Web service for aggregating, archiving and comparing headlines from major new websites.
This was a fun weekend hackathon project for me, but there are a number of ways this can improve and grow if there's enough interest. See GitHub Issues for To-Dos and notes to future self.
At the moment, it's mostly a collection of major new sites that I'm aware of. There's not a science behind the method. Anyone who can point to a good empirical way to choose the sites included will get a cookie.
For now, I've just used the rankings at All Sides, which does some great work in the same space. It's as close to an authoritative source for this data as I could find. Again, if you have a better one, let me know.
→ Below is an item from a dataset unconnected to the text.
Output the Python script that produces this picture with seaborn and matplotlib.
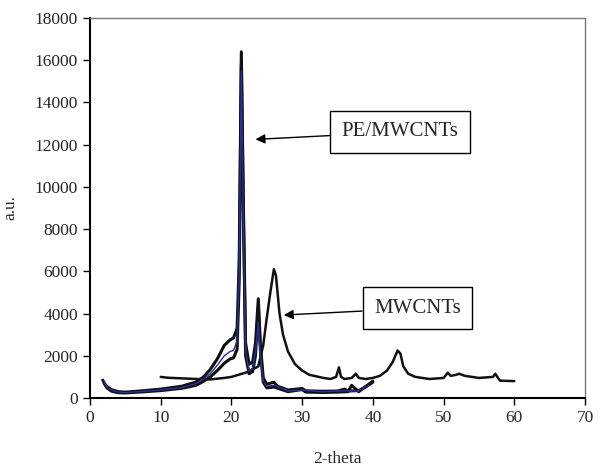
import pandas as pd
import matplotlib
matplotlib.use("Agg")
import matplotlib.pyplot as plt
import seaborn as sns

# PE/MWCNTs scans (2-theta, intensity)
pe_upper_x = [1.8, 2.2, 3.0, 4.0, 5.0, 7.0, 10.0, 13.0, 15.0, 16.0, 17.0, 18.0, 19.0, 19.8, 20.3, 20.8, 21.1,
              21.4, 21.7, 22.0, 22.5, 23.0, 23.4, 23.8, 24.1, 24.5, 25.0, 26.0, 26.5, 28.0, 30.0, 30.5, 33.0,
              35.0, 36.0, 36.5, 38.0, 39.0, 40.0]
pe_upper_y = [850, 600, 400, 300, 280, 330, 420, 560, 760, 980, 1350, 1850, 2500, 2750, 2850, 3300, 6500,
              16400, 9000, 2600, 1600, 1700, 2600, 4700, 2500, 950, 650, 750, 560, 380, 450, 340, 320,
              330, 420, 330, 350, 520, 750]

pe_blue_x = [2.0, 2.3, 3.0, 4.0, 5.0, 7.0, 10.0, 13.0, 15.0, 16.0, 17.0, 18.0, 19.0, 19.8, 20.3, 20.8, 21.1,
             21.4, 21.7, 22.0, 22.5, 23.0, 23.4, 23.8, 24.1, 24.5, 25.0, 26.0, 28.0, 30.0, 33.0, 36.0, 38.0,
             39.5]
pe_blue_y = [780, 560, 380, 280, 260, 300, 380, 500, 680, 880, 1150, 1550, 2000, 2200, 2250, 2700, 6000,
             15500, 8000, 2200, 1300, 1400, 2200, 3600, 2000, 800, 550, 600, 330, 380, 290, 350, 330,
             600]

pe_lower_x = [2.0, 2.4, 3.0, 4.0, 5.0, 7.0, 10.0, 13.0, 15.0, 16.0, 17.0, 18.0, 19.0, 19.8, 20.3, 20.8, 21.1,
              21.4, 21.7, 22.0, 22.5, 23.0, 23.4, 23.8, 24.1, 24.5, 25.0, 26.0, 28.0, 30.0, 30.5, 33.0, 35.0,
              36.5, 37.0, 38.0, 40.0]
pe_lower_y = [700, 480, 330, 250, 240, 280, 350, 460, 600, 780, 1000, 1300, 1650, 1850, 1900, 2300, 5500,
              15800, 8500, 2000, 1150, 1250, 2000, 4300, 2200, 750, 480, 520, 300, 400, 280, 260, 280,
              300, 600, 300, 800]

# MWCNTs scan
cnt_x = [10.0, 11.0, 13.0, 15.0, 17.0, 19.0, 20.0, 21.0, 22.0, 23.0, 23.8, 24.5, 25.0, 25.5, 26.0, 26.3, 26.8,
         27.3, 28.0, 29.0, 30.0, 31.0, 33.0, 34.0, 34.8, 35.2, 35.5, 36.0, 37.0, 37.6, 38.0, 39.0, 40.0, 41.0,
         42.0, 42.8, 43.5, 43.9, 44.3, 45.0, 46.0, 48.0, 50.0, 50.6, 51.0, 51.8, 52.2, 53.0, 55.0, 57.0,
         57.3, 57.7, 58.0, 60.0]
cnt_y = [1000, 960, 930, 900, 880, 950, 1000, 1100, 1200, 1350, 1500, 2500, 3800, 5000, 6100, 5800, 4000,
         3000, 2200, 1600, 1300, 1100, 950, 900, 1000, 1450, 1000, 900, 950, 1150, 950, 900, 950, 1050,
         1300, 1700, 2250, 2100, 1500, 1150, 1000, 900, 950, 1200, 1050, 1100, 1150, 1050, 950, 1000,
         1150, 950, 820, 800]

x_ticks = [0, 10, 20, 30, 40, 50, 60, 70]
y_ticks = [0, 2000, 4000, 6000, 8000, 10000, 12000, 14000, 16000, 18000]

sns.set_style("white")
plt.rcParams['font.family'] = ['Liberation Serif', 'DejaVu Serif']

fig = plt.figure(figsize=(6.01, 4.67), dpi=100)
ax = fig.add_axes([90 / 601, 1 - 398 / 467, 495 / 601, 380 / 467])

curves = [
    (pe_upper_x, pe_upper_y, '#111111', 2.2),
    (pe_lower_x, pe_lower_y, '#111111', 2.2),
    (cnt_x, cnt_y, '#111111', 1.8),
    (pe_blue_x, pe_blue_y, '#2b2f9e', 1.0),
]
for xs, ys, col, lw in curves:
    df = pd.DataFrame({'x': xs, 'y': ys})
    sns.lineplot(data=df, x='x', y='y', sort=False, estimator=None, color=col, linewidth=lw, ax=ax)

ax.set_xlim(0, 70)
ax.set_ylim(0, 18000)
ax.set_xticks(x_ticks)
ax.set_yticks(y_ticks)
ax.tick_params(axis='both', direction='out', length=5, width=1, labelsize=12.5, color='black',
               bottom=True, left=True)
ax.set_xlabel('2-theta', fontsize=12.5, labelpad=18)
ax.set_ylabel('a.u.', fontsize=12.5, labelpad=12)

for side in ['top', 'right']:
    ax.spines[side].set_color('#777777')
    ax.spines[side].set_linewidth(1)
for side in ['left', 'bottom']:
    ax.spines[side].set_color('black')
    ax.spines[side].set_linewidth(1.5)

box = dict(boxstyle='square,pad=0.55', facecolor='white', edgecolor='black', linewidth=1)
arrow = dict(arrowstyle='-|>', color='black', lw=1, mutation_scale=14, shrinkA=0, shrinkB=0)
ax.annotate('PE/MWCNTs', xy=(23.4, 12250), xytext=(43.8, 12600), fontsize=15,
            ha='center', va='center', bbox=box, arrowprops=arrow)
ax.annotate('MWCNTs', xy=(27.4, 3930), xytext=(46.3, 4250), fontsize=15,
            ha='center', va='center', bbox=box, arrowprops=arrow)

fig.savefig('out.png', dpi=100)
The scale I've used is from -2 (very liberal) to 2 (very conservative), based on the AllSides ranking system. Ostensibly, 0 is neutral and unbiased.The rankings are written to the manifest for each collection of snapshots, so we can reflect the bias of that source at that moment in time.
Mostly notes to my future self, but if you're here to contribute (Hello! and thanks!), this info will come in handy.
Needs a gcs.json file with the auth goodies from Google. Put it in
archiver/config/gcs.json
- this is excluded from the repo for obvious reasons.
See also code in archiver/google-cloud.json
and Google's docs.
Have to set CORS policy on the destination bucket, else the Javascript on the website won't be able to grab the necessary manifests. If you make a new bucket, set CORS on it via
gsutil cors set cors.json gs://redfeedbluefeed-snaps-mobile-2017
with the included cors.json
file (tweak as needed). This possibly only applies
to production / local development. I dunno.
node archiver/util/archive-single.js foxnews
Pass the short name of the site you want to archive as the script's single argument.